We love technology – the instantaneous flow of information and data, the interconnectedness of people who would never otherwise meet, the crowd-sourcing of digital solutions. In our line of work, we have marveled at the seismic shift in the ease and innovation of creating graphics and images, the global opportunities that opened when file transfers and commerce moved online, and the digital transition from plates and darkroom photo processing to computerized pdf workflows. It all makes for an exciting age in which to live. Technology has quickly, and not always painlessly, transformed the print industry from one about ink and paper into one of interactive communication, new media and data interpretation. And yet…. there’s just something about paper.
At the heart of this human love for paper is the physical, solid, stackable nature of the thing. It is organic. It has weight. You can hold it in your hand and point to the truth – “See? It’s right there in black and white.” Or color. Whether it is centuries of reliance on the physicality of having the “written word” in your hand, or whether it is something more primal, paper and printing hold a powerful place in our psyche. Think about it: your birth certificate, your child’s first crayon drawings from school, report cards, your ticket stub from a favorite concert, a treasured valentine or love letter, a “welcome home” sign, a sketch of a great idea, an autograph of your hero. At all the important, memorable moments of your life, paper has played a central role. It is usually the means by which you remember and treasure those events – unplugged.

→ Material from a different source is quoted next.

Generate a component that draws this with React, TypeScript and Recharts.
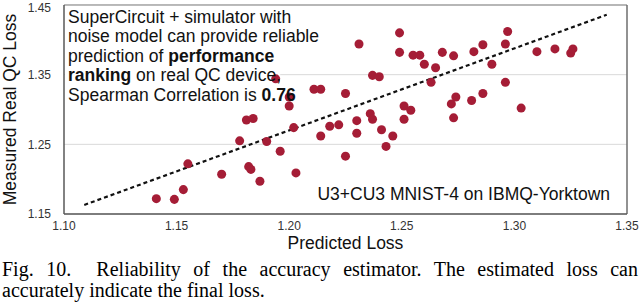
import { ScatterChart, Scatter, XAxis, YAxis, ZAxis, CartesianGrid, ReferenceLine, ReferenceArea } from 'recharts';

// predicted vs measured loss for each sampled sub-network
const predictedLoss = [
  1.231, 1.249, 1.249, 1.255, 1.258, 1.260, 1.265, 1.268, 1.273, 1.282, 1.286, 1.290, 1.296, 1.297, 1.310, 1.318,
  1.325, 1.326, 1.237, 1.240, 1.263, 1.296, 1.214, 1.211, 1.225, 1.274, 1.272, 1.281, 1.286, 1.303, 1.251, 1.254,
  1.236, 1.237, 1.230, 1.251, 1.273, 1.218, 1.222, 1.241, 1.214, 1.230, 1.246, 1.243, 1.225, 1.194, 1.200, 1.200,
  1.181, 1.184, 1.202, 1.178, 1.190, 1.196, 1.155, 1.182, 1.183, 1.170, 1.203, 1.187, 1.153, 1.141, 1.149,
];
const measuredLoss = [
  1.394, 1.410, 1.382, 1.378, 1.378, 1.365, 1.360, 1.382, 1.377, 1.383, 1.393, 1.365, 1.394, 1.412, 1.383, 1.387,
  1.381, 1.387, 1.349, 1.347, 1.339, 1.339, 1.329, 1.329, 1.323, 1.318, 1.308, 1.313, 1.323, 1.302, 1.305, 1.299,
  1.294, 1.286, 1.284, 1.286, 1.288, 1.276, 1.278, 1.271, 1.262, 1.266, 1.262, 1.247, 1.233, 1.344, 1.318, 1.305,
  1.285, 1.287, 1.274, 1.255, 1.254, 1.240, 1.222, 1.218, 1.214, 1.207, 1.209, 1.197, 1.185, 1.172, 1.171,
];

// dashed fit line end points
const trendX = [1.109, 1.341];
const trendY = [1.163, 1.436];

const xTicks = [1.10, 1.15, 1.20, 1.25, 1.30, 1.35];
const yTicks = [1.15, 1.25, 1.35, 1.45];

const points = predictedLoss.map((x, i) => ({ x, y: measuredLoss[i] }));

const SANS = '"Liberation Sans", Arial, sans-serif';
const DOT = '#a51d36';

export default function App() {
  return (
    <div style={{ position: 'absolute', left: 0, top: 0, width: 640, height: 304, background: '#fff', fontFamily: SANS }}>
      <ScatterChart width={640} height={256} margin={{ top: 5, right: 13, left: 0, bottom: 0 }}>
        <CartesianGrid vertical={false} stroke="#d9d9d9" />
        <XAxis
          type="number"
          dataKey="x"
          domain={[1.1, 1.35]}
          ticks={xTicks}
          tickFormatter={(v: number) => v.toFixed(2)}
          height={42}
          tickLine={false}
          tickSize={6}
          tickMargin={1}
          axisLine={{ stroke: '#595959', strokeWidth: 1.5 }}
          tick={{ fontSize: 12, fill: '#333', fontFamily: SANS }}
          label={{ value: 'Predicted Loss', position: 'insideBottom', offset: 7, style: { fontSize: 17.5, fill: '#111', fontFamily: SANS } }}
        />
        <YAxis
          type="number"
          dataKey="y"
          domain={[1.15, 1.45]}
          ticks={yTicks}
          tickFormatter={(v: number) => v.toFixed(2)}
          width={64}
          tickLine={false}
          tickMargin={7}
          axisLine={{ stroke: '#595959', strokeWidth: 1.5 }}
          tick={{ fontSize: 12, fill: '#333', fontFamily: SANS }}
          label={{ value: 'Measured Real QC Loss', angle: -90, position: 'insideLeft', offset: 10, style: { fontSize: 17.5, fill: '#111', fontFamily: SANS, textAnchor: 'middle' } }}
        />
        <ZAxis range={[80, 80]} />
        <ReferenceArea x1={1.1004} x2={1.196} y1={1.303} y2={1.4495} fill="#fff" fillOpacity={1} stroke="none" />
        <ReferenceLine y={1.45} stroke="#a6a6a6" strokeWidth={1.5} />
        <ReferenceLine x={1.35} stroke="#6e6e6e" strokeWidth={1.5} />
        <ReferenceLine
          segment={[{ x: trendX[0], y: trendY[0] }, { x: trendX[1], y: trendY[1] }]}
          stroke="#111"
          strokeWidth={2.2}
          strokeDasharray="4 3"
        />
        <Scatter data={points} fill={DOT} shape="circle" isAnimationActive={false} />
      </ScatterChart>

      {/* note in the top left corner */}
      <div style={{ position: 'absolute', left: 68, top: 7.6, fontSize: 17.5, lineHeight: '19.6px', color: '#111', whiteSpace: 'nowrap' }}>
        SuperCircuit + simulator with<br />
        noise model can provide reliable<br />
        prediction of <b>performance</b><br />
        <b>ranking</b> on real QC device,<br />
        Spearman Correlation is <b>0.76</b>
      </div>

      <div style={{ position: 'absolute', right: 30, top: 185, fontSize: 17.5, lineHeight: '19.6px', color: '#111', whiteSpace: 'nowrap' }}>
        U3+CU3 MNIST-4 on IBMQ-Yorktown
      </div>

      {/* figure caption */}
      <div style={{ position: 'absolute', left: 2, top: 259, width: 636, fontFamily: '"Liberation Serif", "Times New Roman", serif', fontSize: 20, lineHeight: '20.5px', color: '#000' }}>
        <div style={{ textAlign: 'justify', textAlignLast: 'justify', whiteSpace: 'nowrap' }}>
          Fig. 10.&nbsp; Reliability of the accuracy estimator. The estimated loss can
        </div>
        <div>accurately indicate the final loss.</div>
      </div>
    </div>
  );
}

Today, technology is clearly altering some of that relationship. The recent bankruptcy of Kodak seems to many of us who grew up in the last half of the twentieth century to be unthinkable. Yet they have announced they are going out of the film business. The woes of the USPS are a result of email and digital communications usurping the role of snail mail. Newpapers and magazines are struggling with the transition from paper to online versions. But paper still carries the word and image of our culture in ways that electronic media is not yet able to – by its very physical nature and our historic appreciation for its reliable, tactile properties. It is still capable of putting your message right into someone’s hands regardless of internet providers or the accessibility of a wifi signal.
Still not convinced? Watch this great video from Domtar’s “Paper because…” initiative that spotlights the contradiction between students who at first say they want to live in a paperless world – until they are told their diplomas will be handed out in pdf format.
An electronic diploma would convince most all students that paper has a clear place in our lives and futures. Maybe the tech future will gradually change this romantic attachment we have to the beauty and functionality of paper, but I doubt it will erase it anytime soon.